#### [Work required]
Word for word, transcribe the lines below and drop the pictures.

--- --- ---

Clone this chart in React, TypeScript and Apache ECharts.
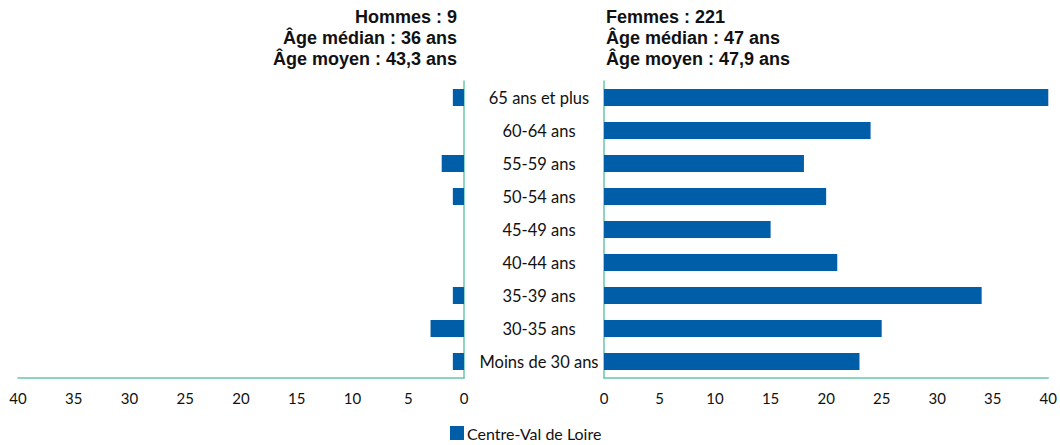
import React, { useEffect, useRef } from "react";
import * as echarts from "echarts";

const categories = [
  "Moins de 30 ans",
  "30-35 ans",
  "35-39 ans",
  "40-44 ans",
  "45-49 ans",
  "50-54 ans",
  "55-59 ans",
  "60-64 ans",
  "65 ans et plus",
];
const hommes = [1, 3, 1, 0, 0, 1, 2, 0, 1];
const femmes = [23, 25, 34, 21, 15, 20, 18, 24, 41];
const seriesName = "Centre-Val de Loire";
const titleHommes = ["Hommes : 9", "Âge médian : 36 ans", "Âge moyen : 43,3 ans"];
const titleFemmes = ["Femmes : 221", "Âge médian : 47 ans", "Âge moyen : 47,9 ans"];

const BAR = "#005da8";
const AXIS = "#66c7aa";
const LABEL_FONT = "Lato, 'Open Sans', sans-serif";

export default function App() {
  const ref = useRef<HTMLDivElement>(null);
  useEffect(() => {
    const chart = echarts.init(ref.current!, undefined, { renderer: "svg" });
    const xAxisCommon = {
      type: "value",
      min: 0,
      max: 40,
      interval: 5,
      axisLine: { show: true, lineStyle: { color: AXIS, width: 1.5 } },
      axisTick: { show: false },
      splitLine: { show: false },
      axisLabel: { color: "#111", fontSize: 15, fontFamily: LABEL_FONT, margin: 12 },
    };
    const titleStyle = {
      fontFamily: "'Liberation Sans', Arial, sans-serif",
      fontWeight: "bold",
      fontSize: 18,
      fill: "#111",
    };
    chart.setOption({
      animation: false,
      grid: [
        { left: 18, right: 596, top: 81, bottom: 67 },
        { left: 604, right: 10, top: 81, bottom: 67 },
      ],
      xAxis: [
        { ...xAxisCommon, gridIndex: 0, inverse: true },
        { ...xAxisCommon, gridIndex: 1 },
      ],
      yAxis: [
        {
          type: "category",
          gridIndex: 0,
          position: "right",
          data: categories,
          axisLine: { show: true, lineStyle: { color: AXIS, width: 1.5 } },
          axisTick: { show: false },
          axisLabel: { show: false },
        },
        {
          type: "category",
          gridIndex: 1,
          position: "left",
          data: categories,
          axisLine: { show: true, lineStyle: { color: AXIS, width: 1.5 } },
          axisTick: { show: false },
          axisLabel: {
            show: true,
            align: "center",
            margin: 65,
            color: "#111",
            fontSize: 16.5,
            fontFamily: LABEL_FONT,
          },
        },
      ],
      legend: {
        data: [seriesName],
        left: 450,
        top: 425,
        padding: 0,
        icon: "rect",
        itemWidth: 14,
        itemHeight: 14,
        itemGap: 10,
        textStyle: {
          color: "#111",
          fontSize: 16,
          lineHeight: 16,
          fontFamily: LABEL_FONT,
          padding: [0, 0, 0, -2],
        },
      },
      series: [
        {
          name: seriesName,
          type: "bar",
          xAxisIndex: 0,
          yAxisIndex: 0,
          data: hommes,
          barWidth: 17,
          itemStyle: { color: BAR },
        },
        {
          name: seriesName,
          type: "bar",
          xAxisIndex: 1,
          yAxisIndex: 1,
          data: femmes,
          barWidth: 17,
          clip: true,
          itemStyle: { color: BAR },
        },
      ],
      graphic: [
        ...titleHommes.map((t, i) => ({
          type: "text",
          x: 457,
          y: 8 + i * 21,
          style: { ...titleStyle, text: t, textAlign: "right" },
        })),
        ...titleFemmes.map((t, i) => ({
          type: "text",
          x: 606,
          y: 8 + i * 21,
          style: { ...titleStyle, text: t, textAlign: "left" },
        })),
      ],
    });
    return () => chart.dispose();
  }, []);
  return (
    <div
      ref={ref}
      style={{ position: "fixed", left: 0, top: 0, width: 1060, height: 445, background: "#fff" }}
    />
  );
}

--- --- ---

#### [Response to the task]
Clone this chart in React, TypeScript and Apache ECharts.
import React, { useEffect, useRef } from "react";
import * as echarts from "echarts";

const categories = [
  "Moins de 30 ans",
  "30-35 ans",
  "35-39 ans",
  "40-44 ans",
  "45-49 ans",
  "50-54 ans",
  "55-59 ans",
  "60-64 ans",
  "65 ans et plus",
];
const hommes = [1, 3, 1, 0, 0, 1, 2, 0, 1];
const femmes = [23, 25, 34, 21, 15, 20, 18, 24, 41];
const seriesName = "Centre-Val de Loire";
const titleHommes = ["Hommes : 9", "Âge médian : 36 ans", "Âge moyen : 43,3 ans"];
const titleFemmes = ["Femmes : 221", "Âge médian : 47 ans", "Âge moyen : 47,9 ans"];

const BAR = "#005da8";
const AXIS = "#66c7aa";
const LABEL_FONT = "Lato, 'Open Sans', sans-serif";

export default function App() {
  const ref = useRef<HTMLDivElement>(null);
  useEffect(() => {
    const chart = echarts.init(ref.current!, undefined, { renderer: "svg" });
    const xAxisCommon = {
      type: "value",
      min: 0,
      max: 40,
      interval: 5,
      axisLine: { show: true, lineStyle: { color: AXIS, width: 1.5 } },
      axisTick: { show: false },
      splitLine: { show: false },
      axisLabel: { color: "#111", fontSize: 15, fontFamily: LABEL_FONT, margin: 12 },
    };
    const titleStyle = {
      fontFamily: "'Liberation Sans', Arial, sans-serif",
      fontWeight: "bold",
      fontSize: 18,
      fill: "#111",
    };
    chart.setOption({
      animation: false,
      grid: [
        { left: 18, right: 596, top: 81, bottom: 67 },
        { left: 604, right: 10, top: 81, bottom: 67 },
      ],
      xAxis: [
        { ...xAxisCommon, gridIndex: 0, inverse: true },
        { ...xAxisCommon, gridIndex: 1 },
      ],
      yAxis: [
        {
          type: "category",
          gridIndex: 0,
          position: "right",
          data: categories,
          axisLine: { show: true, lineStyle: { color: AXIS, width: 1.5 } },
          axisTick: { show: false },
          axisLabel: { show: false },
        },
        {
          type: "category",
          gridIndex: 1,
          position: "left",
          data: categories,
          axisLine: { show: true, lineStyle: { color: AXIS, width: 1.5 } },
          axisTick: { show: false },
          axisLabel: {
            show: true,
            align: "center",
            margin: 65,
            color: "#111",
            fontSize: 16.5,
            fontFamily: LABEL_FONT,
          },
        },
      ],
      legend: {
        data: [seriesName],
        left: 450,
        top: 425,
        padding: 0,
        icon: "rect",
        itemWidth: 14,
        itemHeight: 14,
        itemGap: 10,
        textStyle: {
          color: "#111",
          fontSize: 16,
          lineHeight: 16,
          fontFamily: LABEL_FONT,
          padding: [0, 0, 0, -2],
        },
      },
      series: [
        {
          name: seriesName,
          type: "bar",
          xAxisIndex: 0,
          yAxisIndex: 0,
          data: hommes,
          barWidth: 17,
          itemStyle: { color: BAR },
        },
        {
          name: seriesName,
          type: "bar",
          xAxisIndex: 1,
          yAxisIndex: 1,
          data: femmes,
          barWidth: 17,
          clip: true,
          itemStyle: { color: BAR },
        },
      ],
      graphic: [
        ...titleHommes.map((t, i) => ({
          type: "text",
          x: 457,
          y: 8 + i * 21,
          style: { ...titleStyle, text: t, textAlign: "right" },
        })),
        ...titleFemmes.map((t, i) => ({
          type: "text",
          x: 606,
          y: 8 + i * 21,
          style: { ...titleStyle, text: t, textAlign: "left" },
        })),
      ],
    });
    return () => chart.dispose();
  }, []);
  return (
    <div
      ref={ref}
      style={{ position: "fixed", left: 0, top: 0, width: 1060, height: 445, background: "#fff" }}
    />
  );
}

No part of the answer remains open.